Pianist/composer David Arnay is another of the many artists likely unknown beyond the borders of New York, where he spent his early years; or the Los Angeles area, where he now resides and works. Like many of today’s musicians, he teaches and embraces other jobs in order to compose and perform. 8, his third album as a leader, demonstrates that he is both talented and promising.

This disc’s format is unique: The tracks develop and “grow” as they proceed. The opening tune — one of only two that aren’t original compositions — is a swinging solo piano rendition of the Duke Ellington/Juan Tizol classic “Caravan.” Then, as each subsequent track follows, another instrumentalist is added until an octet is created. 

Thus, the addition of bassist Edwin Livingston results in a scintillating duo performance of “11/12/11,” and then drummer Peter Erskine turns the duo into a trio for “Billville,” Arnay’s tribute to Bill Evans. Tenor sax artist Doug Webb creates a quartet that burns its way through “Step Four,” a post-bop swinger. A quintet is formed with the arrival of percussionist Munyungo Jackson, and Webb switches from tenor to bass clarinet for “Old Man Says.” The sextet introduces Paco Loco on guitar, for John Coltrane’s “Giant Steps,” which — as a striking change — is done as a ballad. (Webb switches to soprano sax for this track.)

Trumpeter Dan Fornero and trombonist Vikram Devasthali replace the guitar to create the septet that performs “Six of One” and, finally, Loco returns on guitar — and Webb picks up his baritone sax — for an octet handling of “Dream Groove.”

No matter the combo  size, the performances are smooth, swinging and unique. If there’s any justice in the music world, Arnay and his associates will receive many more opportunities to entertain us, while — I’ve no doubt — having a lot more fun in the process.

Geof Bradfield: Melba!

Origin Records
By Ric Bang
Buy CD: Melba!

Unless you’re a senior jazz fan, or you “cheated” and checked Geof Bradfield’s website, you probably don’t have any idea who “Melba” is, or was ... which is a shame. 

Melba Liston was born in 1926, loved jazz, became enamored with the trombone (“chose it because it’s such a pretty horn”) and became a professional musician at age 16. She didn’t merely play; she became one of the finest copyists and arrangers during the Big Band years, and worked with some of that era’s finest jazz musicians and bands. The names Gerald Wilson, Dexter Gordon, Count Basie, Dizzy Gillespie, Art Blakey and Randy Weston — among many, many others — should ring the necessary bells. Liston arranged for, or played with, all of them during her career. 

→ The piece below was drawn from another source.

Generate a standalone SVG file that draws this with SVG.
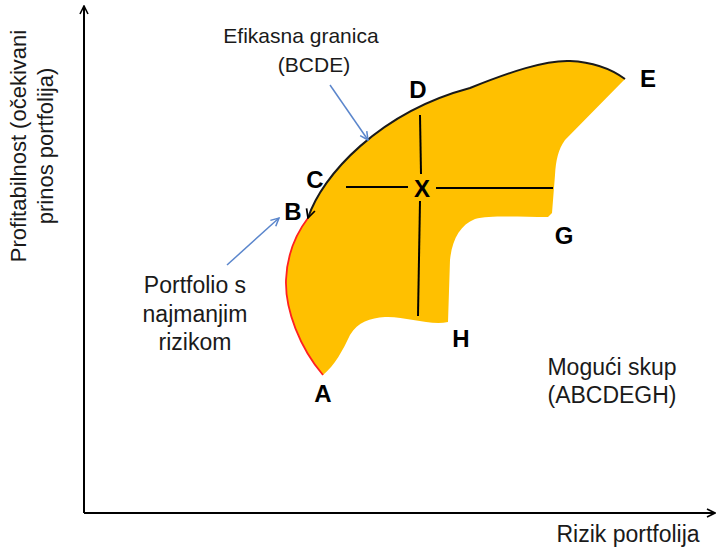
<svg xmlns="http://www.w3.org/2000/svg" width="719" height="550" viewBox="0 0 719 550">
<style>
.lbl{font-family:"Liberation Sans",Arial,sans-serif;fill:#1a1a1a}
.pt{font-family:"Liberation Sans",Arial,sans-serif;font-weight:bold;font-size:24px;fill:#000;text-anchor:middle}
.ax{stroke:#000;stroke-width:2;fill:none}
.cross{stroke:#000;stroke-width:2;fill:none}
.blue{stroke:#5b86cc;stroke-width:1.5;fill:none}
</style>
<defs>
<marker id="open" viewBox="0 0 10 10" refX="9" refY="5" markerWidth="10" markerHeight="10" markerUnits="userSpaceOnUse" orient="auto">
<path d="M1,1 L9,5 L1,9" fill="none" stroke="#000" stroke-width="1.6"/>
</marker>
<marker id="bl" viewBox="0 0 10 10" refX="9" refY="5" markerWidth="10" markerHeight="10" markerUnits="userSpaceOnUse" orient="auto">
<path d="M1,1 L9,5 L1,9" fill="none" stroke="#5b86cc" stroke-width="1.5"/>
</marker>
<marker id="fa" viewBox="0 0 10 10" refX="9" refY="5" markerWidth="11" markerHeight="11" markerUnits="userSpaceOnUse" orient="auto-start-reverse">
<path d="M1,1 L9,5 L1,9" fill="none" stroke="#000" stroke-width="1.6"/>
</marker>
</defs>

<g id="axes">
<line class="ax" x1="84" y1="513" x2="84" y2="6" marker-end="url(#open)"/>
<line class="ax" x1="84" y1="513" x2="715" y2="513" marker-end="url(#open)"/>
<text class="lbl" font-size="22" transform="translate(26,146) rotate(-90)" text-anchor="middle">Profitabilnost (očekivani</text>
<text class="lbl" font-size="22" transform="translate(53,146) rotate(-90)" text-anchor="middle">prinos portfolija)</text>
<text class="lbl" font-size="23" x="628" y="542" text-anchor="middle">Rizik portfolija</text>
</g>

<g id="feasible-set">
<path d="M323,375 C300,348 285,310 286,280 C287,255 295,235 308,218 C322,175 380,112 470,88 C510,72 545,60 570,61 C592,62 610,68 625,79 L565,140 C558,150 556,160 555,175 L552,213 L548,217 C520,217 490,215 475,219 C460,225 452,240 450,260 L448,322 C430,326 405,316 385,317 C370,318 358,322 350,335 C343,350 335,365 323,375 Z" fill="#ffc000"/>
<path d="M323,375 C300,348 285,310 286,280 C287,255 295,235 308,218" fill="none" stroke="#ff2020" stroke-width="1.8"/>
<text class="lbl" font-size="23" x="612" y="375" text-anchor="middle">Mogući skup</text>
<text class="lbl" font-size="23" x="612" y="403" text-anchor="middle">(ABCDEGH)</text>
</g>

<g id="connectors">
<path d="M308,218 C322,175 380,112 470,88 C510,72 545,60 570,61 C592,62 610,68 625,79" fill="none" stroke="#1a1a1a" stroke-width="2" marker-start="url(#fa)"/>
<line class="cross" x1="346" y1="187" x2="408" y2="187"/>
<line class="cross" x1="436" y1="188" x2="553" y2="188"/>
<line class="cross" x1="420" y1="115" x2="421" y2="174"/>
<line class="cross" x1="420" y1="201" x2="418" y2="316"/>
<line class="blue" x1="330" y1="85" x2="368" y2="140" marker-end="url(#bl)"/>
<line class="blue" x1="227" y1="265" x2="279" y2="218" marker-end="url(#bl)"/>
</g>

<g id="efficient-frontier-label">
<text class="lbl" font-size="21" x="301" y="43" text-anchor="middle">Efikasna granica</text>
<text class="lbl" font-size="21" x="314" y="72" text-anchor="middle">(BCDE)</text>
</g>

<g id="min-risk-label">
<text class="lbl" font-size="23" x="195" y="293" text-anchor="middle">Portfolio s</text>
<text class="lbl" font-size="23" x="195" y="322" text-anchor="middle">najmanjim</text>
<text class="lbl" font-size="23" x="195" y="350" text-anchor="middle">rizikom</text>
</g>

<g id="points">
<text class="pt" x="293" y="220">B</text>
<text class="pt" x="315" y="188">C</text>
<text class="pt" x="418" y="98">D</text>
<text class="pt" x="648" y="87">E</text>
<text class="pt" x="422" y="197">X</text>
<text class="pt" x="564" y="244">G</text>
<text class="pt" x="461" y="347">H</text>
<text class="pt" x="323" y="402">A</text>
</g>
</svg>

Bear in mind that female musicians, particularly when on the road, were almost unknown during that time period.

Tenor sax artist and composer Geof Bradfield is well aware of Liston’s contribution to jazz, and he created this tribute album to honor her memory. He acknowledges a debt to Randy Weston, who Liston and her music to her attention. Her early career was oriented toward the bebop and post-bop genres, but many consider her finest work to have resulted from her long-term association with Weston, and the arrangements she produced during that period. Bradfield’s interaction with Weston led him to dig in to Liston’s scores and work in great detail; this disc is the result.

The album more or less follows the timeline of Melba’s career. Seven “movements” begin with “Kansas City Child,” which dates back to her early years. “Central Avenue” follows, covering 1940s Los Angeles, when she was working with Gerald Wilson and making arrangements for luminaries such as Mary Lou Williams. 

“Dizzy Gillespie” moves into the 1950s, when the Latin influence emerged and the U.S. State Department became involved, using jazz for political purposes on a world-wide basis. Bradfield uses trumpeter Victor Garcia and drummer George Fludas to project the Brazilian influence that became predominant during this period. “Randy Weston” covers an interval of 40 years, and related movements — “Solo Sax,” “Detroit/Kingston” and “Homecoming” — are the album’s most lyrical treats.

The program concludes with Liston’s inner prayer: “Let Me Not Lose My Dream.”

She was quite a lady, and this is quite an album.